I was about to leave when suddenly the Millis, wearing his over-sized tattered duvet, with his coveted Peruvian-wool hat(ear flaps and long toggles) walks in, strolls over and joins me at the rail. We make eye contact, he takes a deep breath and looks as though he is about to say something, then suddenly swings his head around to his right and there you were. His way of bringing your presence to my attention.

Granted, the music would limit an introduction to a nod or a handshake, but Millis saw the opportunity to yank my chain a little I suppose. We had discussed many of your adventures and he new I would be honored to meet you. But Millis, for the moment, was milking the situation. Turning another dull winter night into one to be remembered.

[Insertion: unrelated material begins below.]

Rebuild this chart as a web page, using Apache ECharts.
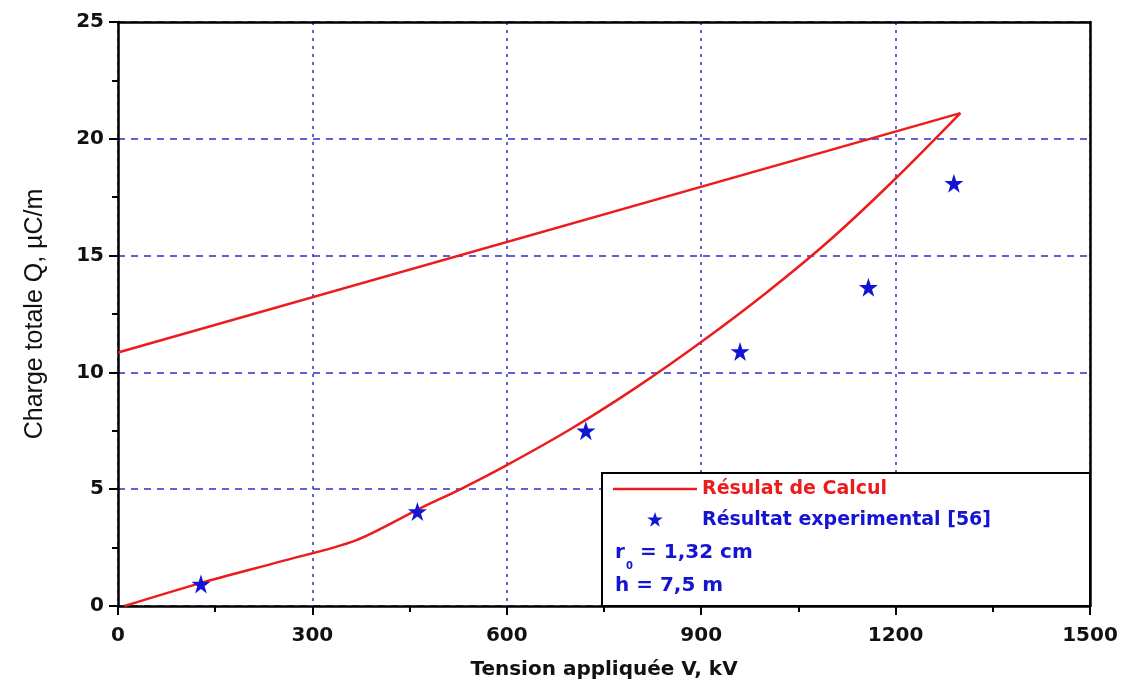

So, as the three of us stood there, occasionally Millis would turn his head and open his mouth as if he was about to include me in the conversation, then swing his head back over to you. Classic Millis, never one to let the opportunity for some good natured fun get away.

And then suddenly it happened, the inexcusable. A David Bowie song comes on. The realy kinky one, about two or three guys dancing together. And the next thing you know, three or four guys spring-up from out of nowhere, onto the empty dance floor. And start some utterly disgusting, slow grinding dance. A statement I suppose, about their repressed manhood or something.

Millis turns towards me and looks like he is going to puke. I was about to join him, when he let's out a loud hack and simply spits on the floor(more classic Millis). As the song was nearing its end, I noticed the two of you had disappeared, off into the Sierra night. Determining it was the sensible thing to do, I followed suite.

I will gladly delete this story(I think it's the sensible thing to do). It was the only time we came in contact, and I was wondering if you remember the evening although we never met? I am sure you and Millis had plenty of adventures, it just turned out that this was were our paths briefly crossed. Wish it had been more enjoyable surroundings.